Mais dans le même temps on accusera le gouvernement Barre de ne pas en faire assez pour les fraudeurs en col blanc, et notamment de protéger quelques fraudeurs grâce à une disposition de 1977. A partir de cette date, la poursuite pénale des fraudeurs ne peut être déclenchée qu’à l’initiative de l’administration fiscale, qui dépend du ministère du budget, uniquement sur avis favorable de la Commission des infractions fiscales (CIF), créée en 1977.

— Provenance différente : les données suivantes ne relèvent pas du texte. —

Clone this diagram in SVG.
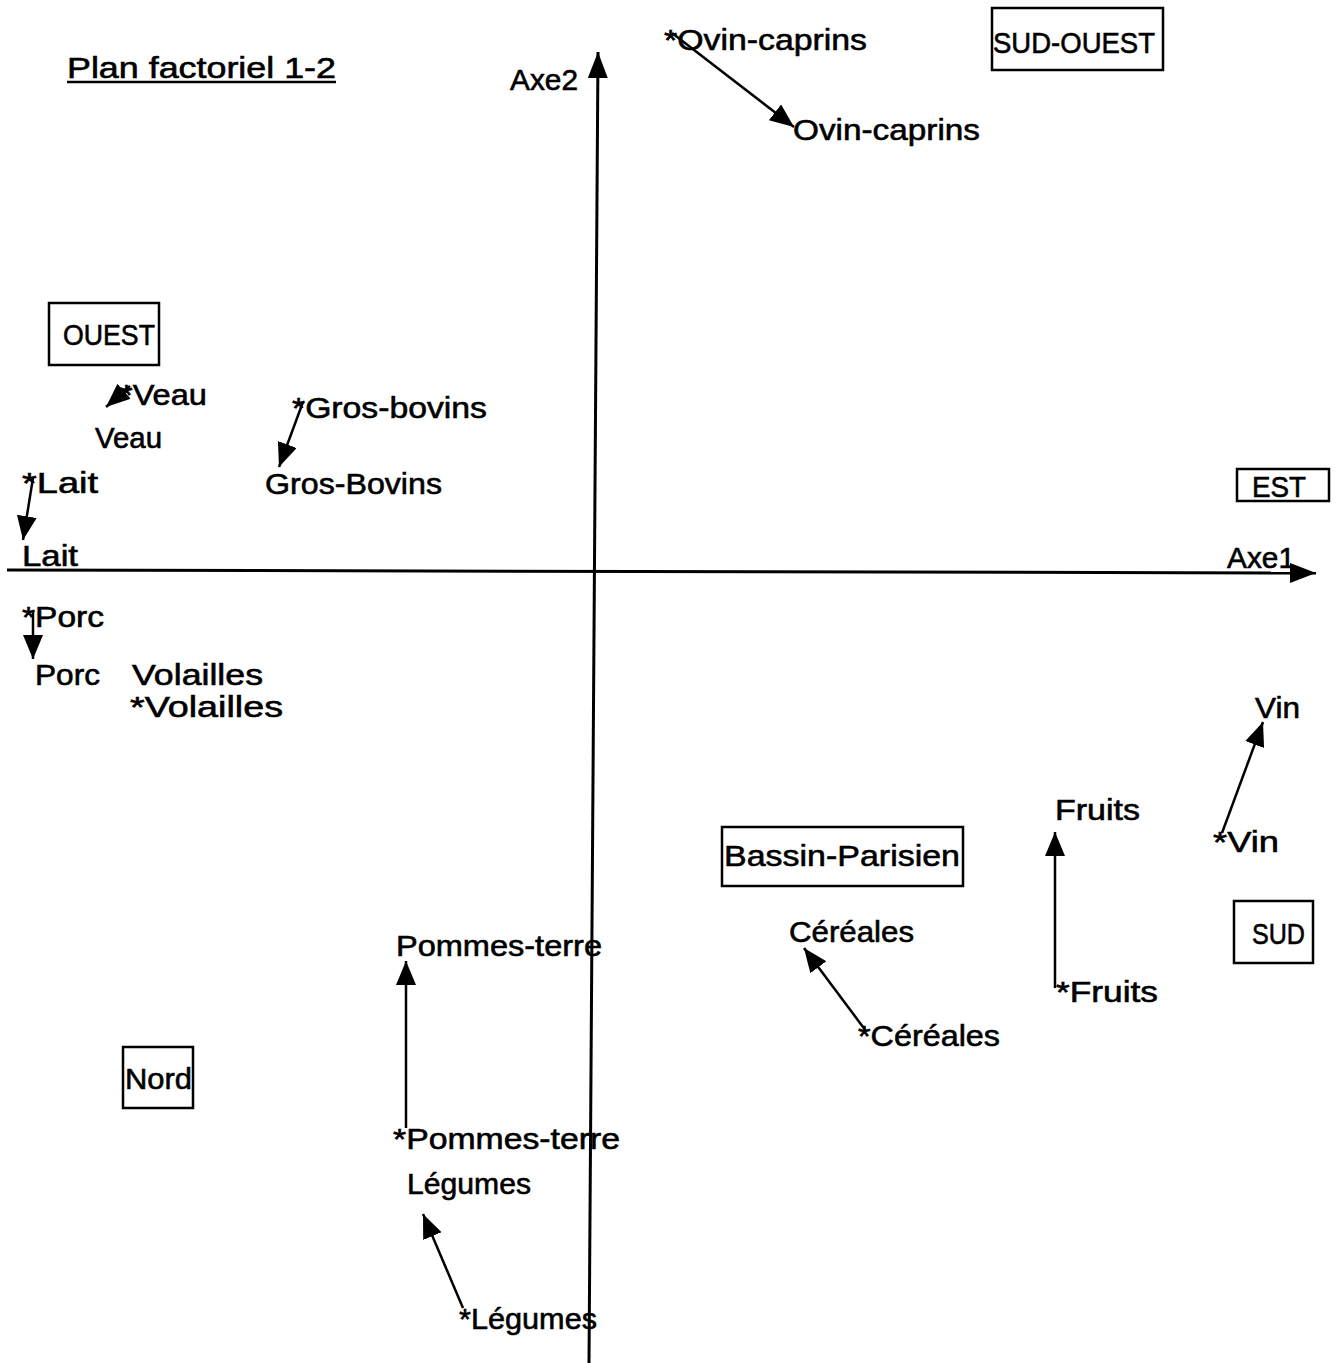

C’est ce qu’on appelle le fameux "verrou de Bercy". Evidemment, rien ne permet d’affirmer, malgré les révélations du jour, qu’il s’agissait alors d’éviter à l’avenir des poursuites pénales pour tel ou tel fraudeur fiscal qui aurait un compte dans une banque helvétique.

Pour finir, écoutons Raymond Barre à l’Heure de Vérité, présentée par François-Henri de Virieu, en 1984 et en 1987. Et à la lumière des révélations du jour par le Canard enchaîné, on ne peut que souscrire à ces propos : "Nous avons un système fiscal dont le moins que l'on puisse dire est qu'il est baroque et ce n'est pas un joli baroque. Je vous réponds honnêtement parce que nous sommes à L'Heure de Vérité. Nous avons un système fiscal qui marche sur la tête."